WSJ: In reality is the IMF an ally on this front or is it sitting on a fence waiting for Greece and Germany to have this argument?
DP: The IMF’s experience is that it’s not a friend of anybody. It has its own policy and it unfortunately applies it in every case irrespective of what the particular circumstances are in each country. When they represent themselves as doctors, they make no distinction between a disease in the stomach or a heart failure. Therefore it’s not clear that one can say the IMF is a friend of Greece or of Europe. I think it maintains its policy, it’s consistent. However wrong it is, it’s consistent.
WSJ: Will the Greek economy be able to accelerate this year and reach the target of 2.7% growth?
DP: The 2.7% growth target is certainly an ambitious one, but it can be met. The early indications show that investors, both from Europe as well as businesses here and from overseas, have expressed dramatic interest in coming to Greece. One of the major resources that Greece has is the labor force, which is extremely well-trained and very gifted.
WSJ: The cabinet reshuffle [in late 2016] was mainly done to make the government more investment friendly. Are the results more investment friendly?
DP: You are actually referring to this ministry and my appointment and therefore I naturally have to say that yes I think there is a change of the climate. The government is trying to create a friendlier investment climate and my meetings with many of the investors indicate that people are very much interested.
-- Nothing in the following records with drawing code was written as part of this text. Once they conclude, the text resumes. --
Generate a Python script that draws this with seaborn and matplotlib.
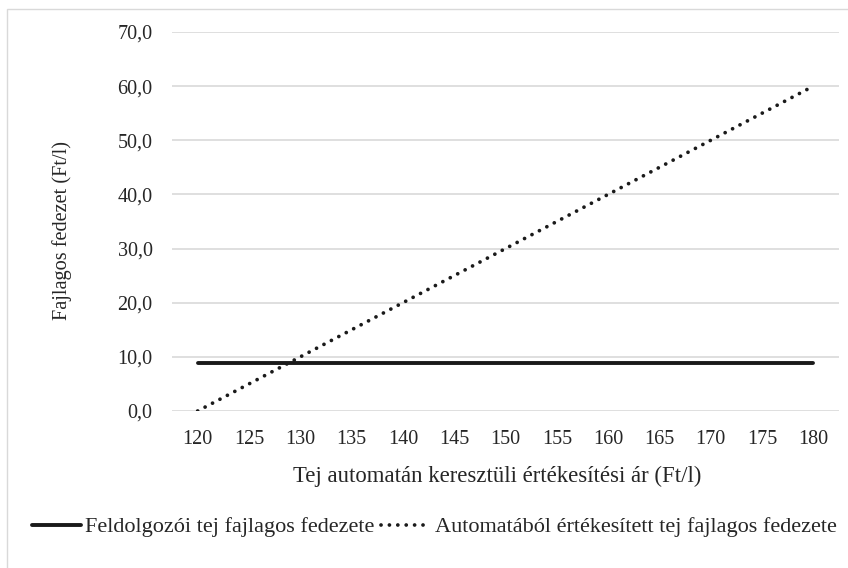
import numpy as np
import pandas as pd
import matplotlib.pyplot as plt
import seaborn as sns
from matplotlib.patches import Rectangle

# Data
prices = [120, 125, 130, 135, 140, 145, 150, 155, 160, 165, 170, 175, 180]
processor_margin = [8.8] * 13
vending_margin = [0, 5, 10, 15, 20, 25, 30, 35, 40, 45, 50, 55, 60]
y_ticks = [0, 10, 20, 30, 40, 50, 60, 70]

label_processor = "Feldolgozói tej fajlagos fedezete"
label_vending = "Automatából értékesített tej fajlagos fedezete"

df = pd.DataFrame({
    "price": prices,
    "processor": processor_margin,
    "vending": vending_margin,
})

sns.set_style("white")
plt.rcParams["font.family"] = ["Liberation Serif", "DejaVu Serif"]

W, H = 848, 568
fig = plt.figure(figsize=(W / 100, H / 100), dpi=100)
ax = fig.add_axes([172 / W, 1 - 411 / H, (839 - 172) / W, (411 - 32) / H])

# Excel-like outer border
fig.patches.append(Rectangle((7 / W, -0.1), 1.2, 1 - 9 / H + 0.1,
                             transform=fig.transFigure, fill=False,
                             edgecolor="#d9d9d9", linewidth=1))

sns.lineplot(data=df, x="price", y="processor", ax=ax, color="#1a1a1a",
             linewidth=2.8, label=label_processor)
sns.lineplot(data=df, x="price", y="vending", ax=ax, color="#1a1a1a",
             linewidth=2.7, label=label_vending,
             linestyle=(0, (0.01, 2.23)), dash_capstyle="round")

ax.set_xlim(117.5, 182.5)
ax.set_ylim(0, 70)
ax.set_xticks(prices)
ax.set_yticks(y_ticks)
ax.set_yticklabels([f"{v:.1f}".replace(".", ",") for v in y_ticks])
ax.tick_params(axis="both", length=0, labelsize=14.5, colors="#262626")
ax.tick_params(axis="y", pad=14)
ax.tick_params(axis="x", pad=14)

ax.grid(axis="y", color="#d9d9d9", linewidth=1.2)
ax.set_axisbelow(True)
for s in ax.spines.values():
    s.set_visible(False)

ax.set_xlabel("Tej automatán keresztüli értékesítési ár (Ft/l)",
              fontsize=16.4, color="#262626")
ax.xaxis.set_label_coords((497.5 - 172) / (839 - 172), -(476 - 411) / (411 - 32))
ax.xaxis.label.set_va("center")
ax.set_ylabel("Fajlagos fedezet (Ft/l)", fontsize=14.6, color="#262626")
ax.yaxis.set_label_coords(-(172 - 62) / (839 - 172), (411 - 230) / (411 - 32))
ax.yaxis.label.set_va("center")

ax.get_legend().remove()
handles, labels = ax.get_legend_handles_labels()
fig.legend(handles, labels, loc="center left", bbox_to_anchor=(32 / W, 1 - 527 / H),
           ncol=2, frameon=False, fontsize=16, handlelength=2.2,
           handletextpad=0.2, columnspacing=0.3, labelcolor="#262626",
           borderaxespad=0, borderpad=0)

fig.savefig("out.png", dpi=100)
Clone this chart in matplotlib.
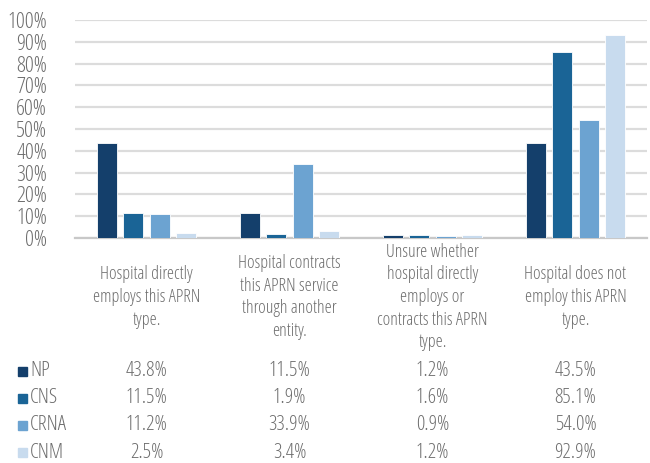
import matplotlib
matplotlib.use("Agg")
import matplotlib.pyplot as plt
import matplotlib.transforms as mtransforms
import numpy as np

plt.rcParams['font.family'] = ['Open Sans', 'DejaVu Sans']
plt.rcParams['font.stretch'] = 'condensed'

# Datos
categories = [
    "Hospital directly\nemploys this APRN\ntype.",
    "Hospital contracts\nthis APRN service\nthrough another\nentity.",
    "Unsure whether\nhospital directly\nemploys or\ncontracts this APRN\ntype.",
    "Hospital does not\nemploy this APRN\ntype.",
]
series = ["NP", "CNS", "CRNA", "CNM"]
np_vals = [43.8, 11.5, 1.2, 43.5]
cns_vals = [11.5, 1.9, 1.6, 85.1]
crna_vals = [11.2, 33.9, 0.9, 54.0]
cnm_vals = [2.5, 3.4, 1.2, 92.9]
colors = ["#143f6b", "#1a6496", "#6ca3d1", "#c8dbee"]

values = [np_vals, cns_vals, crna_vals, cnm_vals]
text_gray = "#6e6e6e"

W, H = 650, 463
fig = plt.figure(figsize=(6.5, 4.63), dpi=100)
ax = fig.add_axes([75 / W, 1 - 238 / H, 572 / W, 218 / H])

x = np.arange(len(categories))
step = 0.182
bw = 0.14
for i, (name, vals) in enumerate(zip(series, values)):
    ax.bar(x + (i - 1.5) * step, vals, width=bw, color=colors[i],
           edgecolor='white', linewidth=0.6, zorder=3)

ax.set_xlim(-0.5, len(categories) - 0.5)
ax.set_ylim(0, 100)
ax.set_yticks(np.arange(0, 101, 10))
ax.set_yticklabels([f"{v}%" for v in range(0, 101, 10)])
ax.tick_params(axis='y', length=0, pad=20, labelsize=16, labelcolor=text_gray)
ax.tick_params(axis='x', length=0, labelbottom=False)
ax.grid(axis='y', color='#dcdcdc', linewidth=1.6, zorder=0)
for s in ['top', 'right', 'left']:
    ax.spines[s].set_visible(False)
ax.spines['bottom'].set_color('#c8c8c8')
ax.spines['bottom'].set_linewidth(1.6)

# Etiquetas de categoría y tabla de datos
trans = mtransforms.blended_transform_factory(ax.transData, fig.transFigure)
for j, cat in enumerate(categories):
    ax.text(x[j], 1 - 297 / H, cat, transform=trans, ha='center', va='center',
            fontsize=13, color=text_gray, linespacing=1.33)

row_y = [371, 398, 425.5, 452.5]
for i, name in enumerate(series):
    yy = 1 - row_y[i] / H
    fig.patches.append(plt.Rectangle((18 / W, yy - 4.5 / H), 9 / W, 9 / H,
                                     transform=fig.transFigure, color=colors[i]))
    fig.text(30 / W, yy, name, ha='left', va='center', fontsize=15, color=text_gray)
    for j in range(len(categories)):
        ax.text(x[j], yy, f"{values[i][j]:.1f}%", transform=trans, ha='center',
                va='center', fontsize=15, color=text_gray)

fig.savefig("out.png", dpi=100)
What is important is for the second review [of the bailout program] to be closed as quickly as possible and for Greek bonds to become eligible for QE. That would symbolically give investors the opportunity to see that there is a normalization in the country that perhaps has not been there for the past seven years. I don’t believe that there is any instability. Most people tell me do not under any circumstances go to elections, because irrespective of what differences might exist between the government and the opposition, stability is very important.
WSJ: So you don’t think elections are an option for Syriza at the moment?
DP: Absolutely not.
WSJ: When could Greece access the markets again?
DP: Our view is that, if we enter QE, we could tap the markets towards the end of the year.